* **Charts and diagrams as code**

________________________

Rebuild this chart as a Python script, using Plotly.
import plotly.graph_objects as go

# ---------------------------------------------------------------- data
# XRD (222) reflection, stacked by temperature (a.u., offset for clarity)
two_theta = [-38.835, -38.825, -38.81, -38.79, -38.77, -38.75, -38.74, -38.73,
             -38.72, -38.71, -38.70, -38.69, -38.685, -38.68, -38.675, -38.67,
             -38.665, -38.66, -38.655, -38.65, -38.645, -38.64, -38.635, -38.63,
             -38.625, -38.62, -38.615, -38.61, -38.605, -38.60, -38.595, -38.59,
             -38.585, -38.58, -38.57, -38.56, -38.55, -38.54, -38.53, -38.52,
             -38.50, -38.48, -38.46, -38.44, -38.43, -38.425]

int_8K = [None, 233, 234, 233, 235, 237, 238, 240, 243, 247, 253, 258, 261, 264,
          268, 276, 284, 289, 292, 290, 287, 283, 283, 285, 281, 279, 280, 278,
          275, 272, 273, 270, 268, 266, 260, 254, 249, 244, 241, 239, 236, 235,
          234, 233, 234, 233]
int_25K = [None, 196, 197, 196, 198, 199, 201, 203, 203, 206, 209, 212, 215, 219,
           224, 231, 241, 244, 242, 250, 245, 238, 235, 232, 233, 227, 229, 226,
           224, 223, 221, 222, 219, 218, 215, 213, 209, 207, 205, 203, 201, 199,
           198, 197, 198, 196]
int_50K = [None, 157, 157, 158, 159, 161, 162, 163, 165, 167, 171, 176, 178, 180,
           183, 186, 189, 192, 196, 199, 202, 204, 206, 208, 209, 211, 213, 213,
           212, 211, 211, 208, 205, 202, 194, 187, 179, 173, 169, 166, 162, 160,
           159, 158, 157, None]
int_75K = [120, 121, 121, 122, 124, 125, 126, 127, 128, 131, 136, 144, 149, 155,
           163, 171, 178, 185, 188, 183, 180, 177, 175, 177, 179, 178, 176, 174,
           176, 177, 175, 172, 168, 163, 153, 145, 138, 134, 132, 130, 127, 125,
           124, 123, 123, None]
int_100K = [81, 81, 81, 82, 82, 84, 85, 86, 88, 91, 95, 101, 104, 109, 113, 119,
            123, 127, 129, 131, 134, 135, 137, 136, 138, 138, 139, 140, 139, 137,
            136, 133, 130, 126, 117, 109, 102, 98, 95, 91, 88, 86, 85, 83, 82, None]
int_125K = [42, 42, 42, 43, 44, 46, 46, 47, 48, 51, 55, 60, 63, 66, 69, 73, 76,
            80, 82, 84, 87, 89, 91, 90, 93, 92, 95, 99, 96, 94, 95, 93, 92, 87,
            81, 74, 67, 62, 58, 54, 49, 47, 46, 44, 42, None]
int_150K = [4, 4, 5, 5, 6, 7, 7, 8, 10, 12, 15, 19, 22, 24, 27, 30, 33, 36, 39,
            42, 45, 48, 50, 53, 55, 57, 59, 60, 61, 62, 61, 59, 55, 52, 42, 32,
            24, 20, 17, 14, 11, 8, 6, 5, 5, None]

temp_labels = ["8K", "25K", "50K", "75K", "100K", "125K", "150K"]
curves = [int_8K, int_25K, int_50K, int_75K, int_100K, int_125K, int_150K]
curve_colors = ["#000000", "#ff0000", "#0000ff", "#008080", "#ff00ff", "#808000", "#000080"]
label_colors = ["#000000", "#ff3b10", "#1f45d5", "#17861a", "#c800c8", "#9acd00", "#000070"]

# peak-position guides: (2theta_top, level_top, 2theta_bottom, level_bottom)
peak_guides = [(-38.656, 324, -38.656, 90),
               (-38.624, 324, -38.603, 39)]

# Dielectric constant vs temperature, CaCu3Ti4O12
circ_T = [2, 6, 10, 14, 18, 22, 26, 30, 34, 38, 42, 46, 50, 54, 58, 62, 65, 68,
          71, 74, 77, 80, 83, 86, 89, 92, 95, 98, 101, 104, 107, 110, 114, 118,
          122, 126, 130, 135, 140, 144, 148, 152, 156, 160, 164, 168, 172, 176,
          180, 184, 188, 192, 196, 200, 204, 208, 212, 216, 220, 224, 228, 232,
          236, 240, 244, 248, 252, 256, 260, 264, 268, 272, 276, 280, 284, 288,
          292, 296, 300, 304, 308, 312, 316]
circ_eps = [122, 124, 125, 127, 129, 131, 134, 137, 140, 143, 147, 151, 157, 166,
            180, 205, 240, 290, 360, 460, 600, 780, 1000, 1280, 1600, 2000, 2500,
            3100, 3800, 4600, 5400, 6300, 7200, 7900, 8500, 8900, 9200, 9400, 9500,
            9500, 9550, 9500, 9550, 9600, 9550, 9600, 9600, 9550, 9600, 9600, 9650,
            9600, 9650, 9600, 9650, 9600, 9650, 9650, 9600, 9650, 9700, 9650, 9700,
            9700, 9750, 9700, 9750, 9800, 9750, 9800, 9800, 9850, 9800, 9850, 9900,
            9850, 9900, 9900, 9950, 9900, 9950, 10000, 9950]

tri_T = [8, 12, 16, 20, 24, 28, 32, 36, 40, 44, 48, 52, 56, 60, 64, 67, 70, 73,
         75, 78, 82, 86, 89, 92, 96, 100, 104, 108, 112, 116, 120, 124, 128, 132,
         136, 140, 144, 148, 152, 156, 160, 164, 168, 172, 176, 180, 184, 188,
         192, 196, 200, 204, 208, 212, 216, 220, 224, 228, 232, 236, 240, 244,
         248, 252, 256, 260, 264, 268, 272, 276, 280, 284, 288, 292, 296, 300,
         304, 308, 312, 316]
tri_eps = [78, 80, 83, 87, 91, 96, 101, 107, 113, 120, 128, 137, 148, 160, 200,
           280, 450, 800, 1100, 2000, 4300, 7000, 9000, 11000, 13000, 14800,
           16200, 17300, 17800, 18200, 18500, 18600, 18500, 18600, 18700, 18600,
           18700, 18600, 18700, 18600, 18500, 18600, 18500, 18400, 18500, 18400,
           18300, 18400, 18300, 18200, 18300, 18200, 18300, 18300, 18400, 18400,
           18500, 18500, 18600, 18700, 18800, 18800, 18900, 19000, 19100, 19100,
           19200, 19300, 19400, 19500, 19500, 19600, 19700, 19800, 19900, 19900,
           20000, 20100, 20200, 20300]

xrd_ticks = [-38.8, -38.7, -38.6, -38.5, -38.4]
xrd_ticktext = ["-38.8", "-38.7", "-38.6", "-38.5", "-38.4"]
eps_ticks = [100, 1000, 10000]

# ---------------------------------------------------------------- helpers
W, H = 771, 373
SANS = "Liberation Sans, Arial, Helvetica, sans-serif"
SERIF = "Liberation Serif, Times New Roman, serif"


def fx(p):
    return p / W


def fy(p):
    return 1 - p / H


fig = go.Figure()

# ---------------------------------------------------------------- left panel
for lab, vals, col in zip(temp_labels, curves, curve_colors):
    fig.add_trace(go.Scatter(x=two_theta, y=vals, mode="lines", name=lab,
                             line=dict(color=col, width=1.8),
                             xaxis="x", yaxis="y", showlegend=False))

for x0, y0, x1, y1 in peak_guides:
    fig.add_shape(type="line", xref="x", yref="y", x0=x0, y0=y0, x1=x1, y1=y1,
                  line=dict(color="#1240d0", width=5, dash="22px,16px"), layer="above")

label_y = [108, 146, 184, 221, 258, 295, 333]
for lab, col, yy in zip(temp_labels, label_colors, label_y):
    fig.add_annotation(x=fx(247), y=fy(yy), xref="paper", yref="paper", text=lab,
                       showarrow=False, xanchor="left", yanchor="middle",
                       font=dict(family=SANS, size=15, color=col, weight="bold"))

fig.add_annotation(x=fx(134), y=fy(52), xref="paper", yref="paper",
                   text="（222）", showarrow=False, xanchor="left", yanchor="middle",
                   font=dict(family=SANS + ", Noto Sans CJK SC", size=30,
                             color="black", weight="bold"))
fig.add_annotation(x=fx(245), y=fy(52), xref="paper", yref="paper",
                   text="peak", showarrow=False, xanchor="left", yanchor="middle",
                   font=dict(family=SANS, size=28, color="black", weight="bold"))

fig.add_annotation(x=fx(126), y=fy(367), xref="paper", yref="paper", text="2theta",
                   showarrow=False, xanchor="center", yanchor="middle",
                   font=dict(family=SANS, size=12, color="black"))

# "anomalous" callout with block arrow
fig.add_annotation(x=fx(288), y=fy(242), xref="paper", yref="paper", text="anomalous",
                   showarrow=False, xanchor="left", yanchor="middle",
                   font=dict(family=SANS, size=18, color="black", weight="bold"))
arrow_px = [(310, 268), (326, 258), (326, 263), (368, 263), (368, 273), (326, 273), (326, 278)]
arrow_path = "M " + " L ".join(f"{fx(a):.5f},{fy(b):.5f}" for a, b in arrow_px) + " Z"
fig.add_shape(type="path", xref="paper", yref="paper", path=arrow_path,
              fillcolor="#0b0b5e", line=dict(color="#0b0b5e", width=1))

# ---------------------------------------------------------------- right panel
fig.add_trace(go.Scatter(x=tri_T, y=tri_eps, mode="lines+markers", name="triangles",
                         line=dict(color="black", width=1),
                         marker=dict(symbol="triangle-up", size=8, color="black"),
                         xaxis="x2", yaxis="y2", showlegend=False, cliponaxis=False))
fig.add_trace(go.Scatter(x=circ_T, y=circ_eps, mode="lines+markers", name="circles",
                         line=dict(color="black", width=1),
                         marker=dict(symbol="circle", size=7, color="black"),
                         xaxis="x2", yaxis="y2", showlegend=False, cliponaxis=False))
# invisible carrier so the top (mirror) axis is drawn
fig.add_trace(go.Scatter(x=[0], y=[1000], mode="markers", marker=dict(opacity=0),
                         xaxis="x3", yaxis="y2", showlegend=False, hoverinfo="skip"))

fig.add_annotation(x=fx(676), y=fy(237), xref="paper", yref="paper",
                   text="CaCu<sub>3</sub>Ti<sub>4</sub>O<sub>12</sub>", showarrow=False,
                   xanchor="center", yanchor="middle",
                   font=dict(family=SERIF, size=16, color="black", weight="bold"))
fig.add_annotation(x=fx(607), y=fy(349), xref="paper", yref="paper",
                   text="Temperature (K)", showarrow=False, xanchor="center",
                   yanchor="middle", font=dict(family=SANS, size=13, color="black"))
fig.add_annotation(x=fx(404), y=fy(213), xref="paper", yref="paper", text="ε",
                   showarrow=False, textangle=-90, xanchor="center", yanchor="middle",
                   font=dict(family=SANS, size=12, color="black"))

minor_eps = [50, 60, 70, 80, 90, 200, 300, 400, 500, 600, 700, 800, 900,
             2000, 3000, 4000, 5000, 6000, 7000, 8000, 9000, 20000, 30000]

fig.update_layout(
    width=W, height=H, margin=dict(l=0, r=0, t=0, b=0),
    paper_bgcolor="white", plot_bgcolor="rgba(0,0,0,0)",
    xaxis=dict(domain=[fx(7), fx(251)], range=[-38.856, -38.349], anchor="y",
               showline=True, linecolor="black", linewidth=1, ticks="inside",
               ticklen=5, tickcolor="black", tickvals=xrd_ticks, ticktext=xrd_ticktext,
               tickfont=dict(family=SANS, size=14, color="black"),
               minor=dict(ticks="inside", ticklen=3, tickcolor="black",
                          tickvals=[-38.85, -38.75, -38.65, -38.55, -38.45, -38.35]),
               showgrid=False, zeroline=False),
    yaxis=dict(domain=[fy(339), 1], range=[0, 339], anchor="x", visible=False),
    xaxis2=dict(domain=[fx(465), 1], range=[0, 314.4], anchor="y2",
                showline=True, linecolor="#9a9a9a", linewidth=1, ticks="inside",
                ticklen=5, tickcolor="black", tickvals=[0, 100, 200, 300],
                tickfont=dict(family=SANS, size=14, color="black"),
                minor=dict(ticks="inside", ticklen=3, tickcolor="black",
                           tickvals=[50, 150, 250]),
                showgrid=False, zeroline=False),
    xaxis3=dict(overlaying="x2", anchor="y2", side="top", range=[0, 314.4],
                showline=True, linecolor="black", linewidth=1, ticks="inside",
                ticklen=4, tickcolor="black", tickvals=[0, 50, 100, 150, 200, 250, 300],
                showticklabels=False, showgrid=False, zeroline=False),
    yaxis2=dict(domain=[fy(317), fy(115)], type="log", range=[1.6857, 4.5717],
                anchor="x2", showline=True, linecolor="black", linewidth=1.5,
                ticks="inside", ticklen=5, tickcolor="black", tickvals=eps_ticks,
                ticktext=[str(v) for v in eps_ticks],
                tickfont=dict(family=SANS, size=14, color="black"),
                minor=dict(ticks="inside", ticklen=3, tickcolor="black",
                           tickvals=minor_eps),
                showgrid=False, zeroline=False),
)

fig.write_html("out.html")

________________________

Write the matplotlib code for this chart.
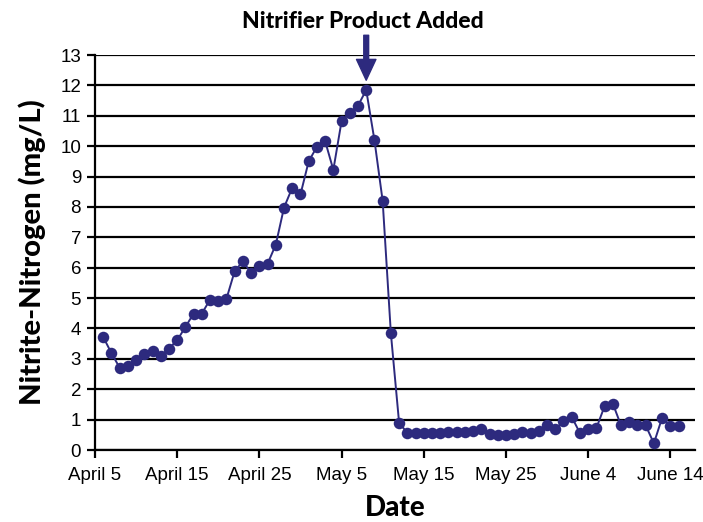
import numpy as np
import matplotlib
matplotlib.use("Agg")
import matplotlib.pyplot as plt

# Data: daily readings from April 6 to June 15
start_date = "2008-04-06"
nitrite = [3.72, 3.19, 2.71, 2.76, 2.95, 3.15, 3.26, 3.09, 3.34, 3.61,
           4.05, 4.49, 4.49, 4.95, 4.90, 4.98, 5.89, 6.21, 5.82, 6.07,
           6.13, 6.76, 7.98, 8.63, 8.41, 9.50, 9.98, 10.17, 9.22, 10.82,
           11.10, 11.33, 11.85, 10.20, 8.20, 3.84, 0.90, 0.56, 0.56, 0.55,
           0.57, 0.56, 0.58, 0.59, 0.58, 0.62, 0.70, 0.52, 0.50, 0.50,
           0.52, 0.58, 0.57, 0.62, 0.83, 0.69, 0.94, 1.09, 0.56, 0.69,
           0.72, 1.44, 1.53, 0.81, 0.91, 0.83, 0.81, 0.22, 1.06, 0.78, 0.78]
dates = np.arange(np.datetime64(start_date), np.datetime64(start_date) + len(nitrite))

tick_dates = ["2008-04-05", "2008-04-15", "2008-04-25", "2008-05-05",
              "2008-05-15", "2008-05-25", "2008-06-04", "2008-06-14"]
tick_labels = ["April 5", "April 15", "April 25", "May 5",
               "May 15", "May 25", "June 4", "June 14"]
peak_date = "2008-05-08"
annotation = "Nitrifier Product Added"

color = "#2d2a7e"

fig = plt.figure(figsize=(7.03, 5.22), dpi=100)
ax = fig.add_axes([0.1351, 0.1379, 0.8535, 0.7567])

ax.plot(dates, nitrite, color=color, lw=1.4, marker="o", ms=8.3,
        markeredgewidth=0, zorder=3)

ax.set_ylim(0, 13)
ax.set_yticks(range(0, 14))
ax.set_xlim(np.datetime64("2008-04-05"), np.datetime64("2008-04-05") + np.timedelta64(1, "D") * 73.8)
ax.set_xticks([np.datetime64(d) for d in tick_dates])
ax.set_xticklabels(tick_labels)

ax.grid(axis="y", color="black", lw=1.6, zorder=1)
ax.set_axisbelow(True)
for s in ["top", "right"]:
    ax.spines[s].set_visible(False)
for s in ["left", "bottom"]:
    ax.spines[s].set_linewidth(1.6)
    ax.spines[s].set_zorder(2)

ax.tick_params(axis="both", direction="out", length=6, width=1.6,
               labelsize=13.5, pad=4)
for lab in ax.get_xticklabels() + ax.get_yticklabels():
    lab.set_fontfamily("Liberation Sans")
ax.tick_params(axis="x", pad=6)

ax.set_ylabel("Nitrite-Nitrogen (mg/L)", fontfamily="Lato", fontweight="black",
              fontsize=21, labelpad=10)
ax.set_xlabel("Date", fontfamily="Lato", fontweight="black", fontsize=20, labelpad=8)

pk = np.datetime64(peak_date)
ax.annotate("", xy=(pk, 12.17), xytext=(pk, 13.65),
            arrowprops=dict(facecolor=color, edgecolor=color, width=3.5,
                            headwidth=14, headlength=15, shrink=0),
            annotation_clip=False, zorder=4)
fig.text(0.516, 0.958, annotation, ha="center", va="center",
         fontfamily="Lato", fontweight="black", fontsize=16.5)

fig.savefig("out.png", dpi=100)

________________________

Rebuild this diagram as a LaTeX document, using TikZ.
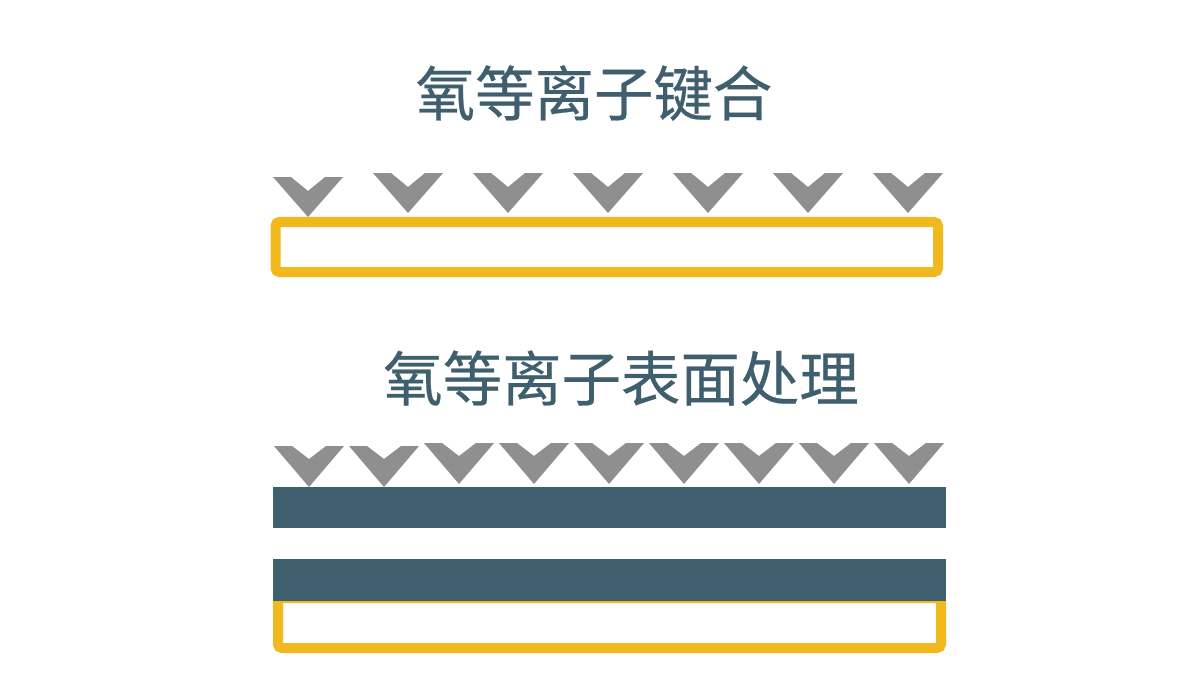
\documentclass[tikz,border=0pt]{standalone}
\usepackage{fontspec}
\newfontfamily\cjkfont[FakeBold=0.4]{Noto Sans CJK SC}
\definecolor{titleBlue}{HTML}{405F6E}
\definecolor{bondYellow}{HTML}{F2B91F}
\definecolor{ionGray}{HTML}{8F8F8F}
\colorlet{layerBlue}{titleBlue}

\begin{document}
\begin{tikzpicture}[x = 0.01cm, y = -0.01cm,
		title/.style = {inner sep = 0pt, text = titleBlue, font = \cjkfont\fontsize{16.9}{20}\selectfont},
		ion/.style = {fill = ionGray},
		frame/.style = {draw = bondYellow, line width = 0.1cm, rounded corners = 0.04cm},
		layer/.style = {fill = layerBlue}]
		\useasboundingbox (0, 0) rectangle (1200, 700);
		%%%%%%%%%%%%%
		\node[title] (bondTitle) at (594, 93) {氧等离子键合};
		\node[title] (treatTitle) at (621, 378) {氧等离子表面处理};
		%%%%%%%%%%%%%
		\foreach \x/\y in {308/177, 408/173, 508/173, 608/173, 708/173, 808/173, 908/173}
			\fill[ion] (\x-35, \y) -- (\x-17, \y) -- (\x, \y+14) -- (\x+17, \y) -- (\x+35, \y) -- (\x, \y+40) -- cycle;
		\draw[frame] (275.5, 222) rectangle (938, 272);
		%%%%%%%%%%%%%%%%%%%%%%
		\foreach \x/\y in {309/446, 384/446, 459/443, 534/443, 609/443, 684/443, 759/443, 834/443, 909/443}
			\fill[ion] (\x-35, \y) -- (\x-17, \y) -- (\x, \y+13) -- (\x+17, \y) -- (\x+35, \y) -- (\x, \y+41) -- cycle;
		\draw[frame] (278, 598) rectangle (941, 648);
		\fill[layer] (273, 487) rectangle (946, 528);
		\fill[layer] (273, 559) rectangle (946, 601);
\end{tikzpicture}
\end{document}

________________________

* **SET PROBLEM**
Within the listing above, give again exactly every line from the line with "Rebuild this chart" through the line with "import plotly.graph_objects as go", both included, and no other line.

* **EXERCISE RESPONSE**
Rebuild this chart as a Python script, using Plotly.
import plotly.graph_objects as go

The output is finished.